Kalra issued a statement praising CalPERS’ request for a new pipeline route. He is not withdrawing his divestment bill, his spokeswoman said.
“As a significant investor in the Dakota Access Pipeline, it is important that California continues to take steps to respect the sovereign rights of the Standing Rock Sioux tribe and raise awareness on the environmental impacts the Dakota Access Pipeline would have on its lands,” Kalra said.
CalPERS owns about 1 million shares of Energy Transfer Partners, the company behind the pipeline. It also has invested in the banks that are believed to be financing the 1,100-mile pipeline, according to a CalPERS report released earlier this month.
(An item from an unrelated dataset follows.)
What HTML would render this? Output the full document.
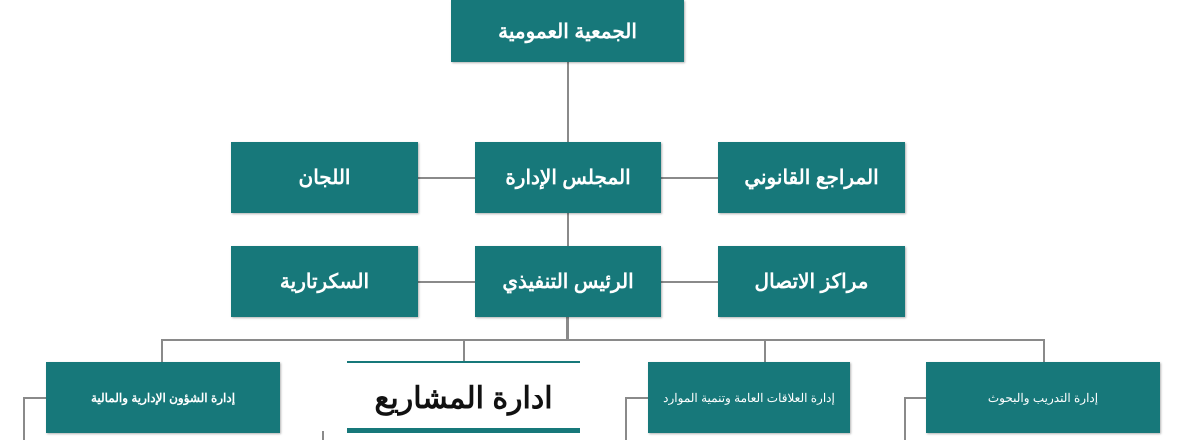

The fund’s board of administration requested options to engage with the company.
“We believe that engaging with the companies we own is the first course of action to effect change and a preferred option over divestment where we lose our voice as an investor,” Anne Simpson, CalPERS’ investment director for sustainability, said in a news release.
The Army Corps of Engineers on Feb. 8 granted an easement that would allow the pipeline’s construction below Lake Oahe, reversing a December decision it announced in the last weeks of the Obama administration.
Energy Transfer Partners did not immediately reply to a request for comment.
R.L. Miller, who helped organize the CalPERS protest this week, said she was glad to see that the fund was using its clout to influence the project.
“CalPERS has started to listen to its members, who don’t want their money invested in this fossil-foolhardy debacle,” she said in an e-mail.